The proof is not exactly simple and require a couple of lemmas. I'm not familiar with the proof given in Hawking & Ellis, but you can see Proposition 46 in page 294 of Barrett O'Neill's Semi-Riemannian Geometry with Applications to Relativity. The gist of the argument there is to somehow obtain a vector field $V$ along $\gamma$ such that $\langle D_tV,\dot{\gamma}\rangle < 0$, and then take any variation $\gamma_s$ of $\gamma$ whose variational vector field is $V$ (for $s$ non-zero small enough, $\gamma_s$ will be timelike). If $\gamma$ is timelike somewhere, say at $\gamma(t_\ast)$, then let $V$ be a suitable function multiple of the (Levi-Civita) parallel transport of $\dot{\gamma}(t_\ast)$. When $\gamma$ is lightlike, it is also possible to find such $V$, but the argument is more elaborate and done in cases.
And by the way,

Can we reparametrize any causal curve so its velocity has constant
norm even it at some points the curve becomes null?

is false: if the curve is null at some point and you could obtain such a reparametrization, it would be null everywhere.

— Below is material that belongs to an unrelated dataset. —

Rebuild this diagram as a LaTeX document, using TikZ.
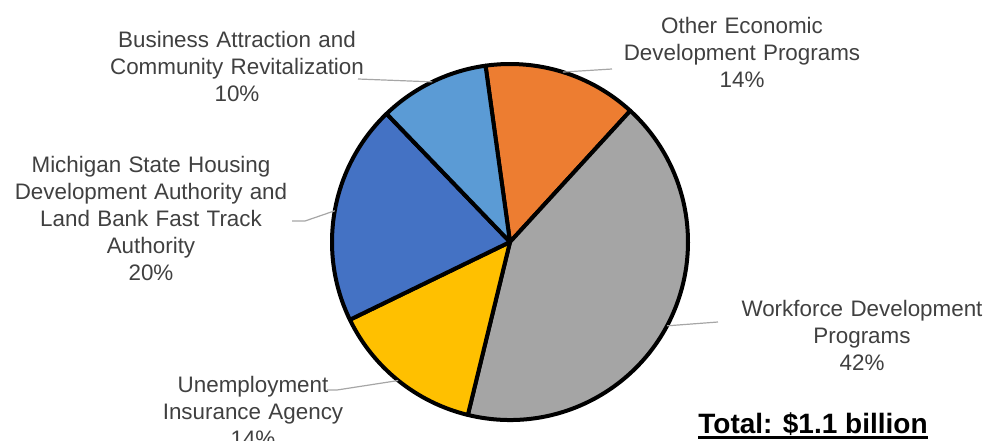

What you can do (and I don't see how that would be useful here) is the following: if $\gamma$ is a null curve in a Lorentz manifold and $D\dot{\gamma}/{\rm d}t$ is nowhere null, then $\gamma$ may be reparametrized so that $\|D\dot{\gamma}/{\rm d}t\|=1$, reducing its domain if necessary.